╭─ Supplied material
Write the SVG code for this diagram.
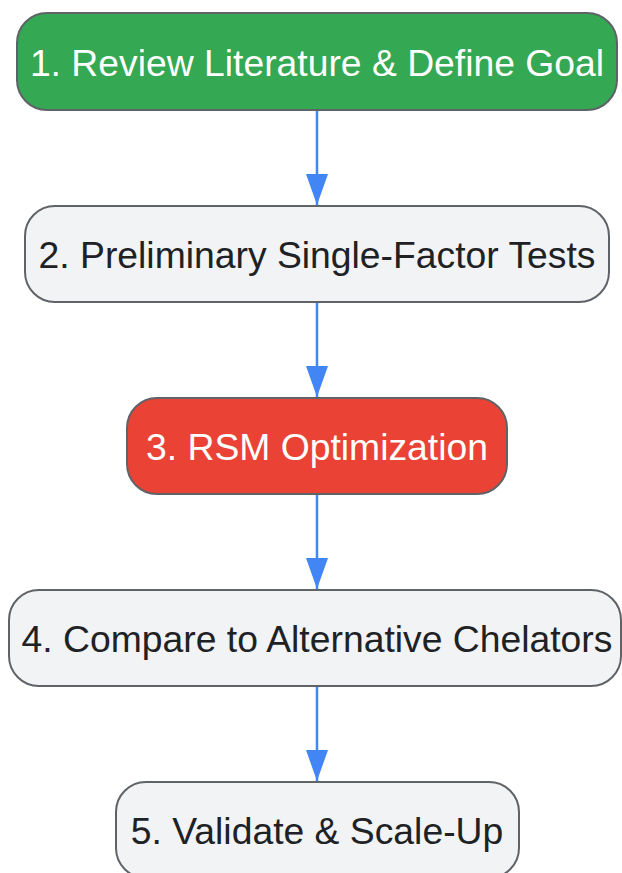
<svg xmlns="http://www.w3.org/2000/svg" width="622" height="873" viewBox="0 0 622 873">
<style>
.n{stroke:#5f6368;stroke-width:2}
.g{fill:#f1f3f4}
.t{font-family:"Liberation Sans",Arial,sans-serif;font-size:37.3px;text-anchor:middle}
.d{fill:#202124}
.w{fill:#ffffff}
.e{stroke:#4285f4;stroke-width:2.5;fill:none}
</style>
<defs>
<marker id="ah" markerWidth="31" markerHeight="22" refX="31" refY="11" orient="auto" markerUnits="userSpaceOnUse" viewBox="0 0 31 22">
<path d="M0,0 L31,11 L0,22 Z" fill="#4285f4"/>
</marker>
</defs>
<rect width="622" height="873" fill="#ffffff"/>
<g id="edges">
<line class="e" x1="317" y1="111" x2="317" y2="205" marker-end="url(#ah)"/>
<line class="e" x1="317" y1="303" x2="317" y2="397" marker-end="url(#ah)"/>
<line class="e" x1="317" y1="495" x2="317" y2="589" marker-end="url(#ah)"/>
<line class="e" x1="317" y1="687" x2="317" y2="781" marker-end="url(#ah)"/>
</g>
<g id="n1"><rect class="n" x="17" y="13" width="600" height="97" rx="30" fill="#34a853"/><text class="t w" x="317" y="76">1. Review Literature &amp; Define Goal</text></g>
<g id="n2"><rect class="n g" x="25" y="206" width="584" height="96" rx="30"/><text class="t d" x="317" y="268">2. Preliminary Single-Factor Tests</text></g>
<g id="n3"><rect class="n" x="127" y="398" width="380" height="96" rx="30" fill="#ea4335"/><text class="t w" x="317" y="460">3. RSM Optimization</text></g>
<g id="n4"><rect class="n g" x="9" y="590" width="612" height="96" rx="30"/><text class="t d" x="317" y="652">4. Compare to Alternative Chelators</text></g>
<g id="n5"><rect class="n g" x="116" y="782" width="403" height="96" rx="30"/><text class="t d" x="317" y="844">5. Validate &amp; Scale-Up</text></g>
</svg>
╰─
Write out the full set of lines verbatim, without the pictures.

• _Exercise solution_:
Write the SVG code for this diagram.
<svg xmlns="http://www.w3.org/2000/svg" width="622" height="873" viewBox="0 0 622 873">
<style>
.n{stroke:#5f6368;stroke-width:2}
.g{fill:#f1f3f4}
.t{font-family:"Liberation Sans",Arial,sans-serif;font-size:37.3px;text-anchor:middle}
.d{fill:#202124}
.w{fill:#ffffff}
.e{stroke:#4285f4;stroke-width:2.5;fill:none}
</style>
<defs>
<marker id="ah" markerWidth="31" markerHeight="22" refX="31" refY="11" orient="auto" markerUnits="userSpaceOnUse" viewBox="0 0 31 22">
<path d="M0,0 L31,11 L0,22 Z" fill="#4285f4"/>
</marker>
</defs>
<rect width="622" height="873" fill="#ffffff"/>
<g id="edges">
<line class="e" x1="317" y1="111" x2="317" y2="205" marker-end="url(#ah)"/>
<line class="e" x1="317" y1="303" x2="317" y2="397" marker-end="url(#ah)"/>
<line class="e" x1="317" y1="495" x2="317" y2="589" marker-end="url(#ah)"/>
<line class="e" x1="317" y1="687" x2="317" y2="781" marker-end="url(#ah)"/>
</g>
<g id="n1"><rect class="n" x="17" y="13" width="600" height="97" rx="30" fill="#34a853"/><text class="t w" x="317" y="76">1. Review Literature &amp; Define Goal</text></g>
<g id="n2"><rect class="n g" x="25" y="206" width="584" height="96" rx="30"/><text class="t d" x="317" y="268">2. Preliminary Single-Factor Tests</text></g>
<g id="n3"><rect class="n" x="127" y="398" width="380" height="96" rx="30" fill="#ea4335"/><text class="t w" x="317" y="460">3. RSM Optimization</text></g>
<g id="n4"><rect class="n g" x="9" y="590" width="612" height="96" rx="30"/><text class="t d" x="317" y="652">4. Compare to Alternative Chelators</text></g>
<g id="n5"><rect class="n g" x="116" y="782" width="403" height="96" rx="30"/><text class="t d" x="317" y="844">5. Validate &amp; Scale-Up</text></g>
</svg>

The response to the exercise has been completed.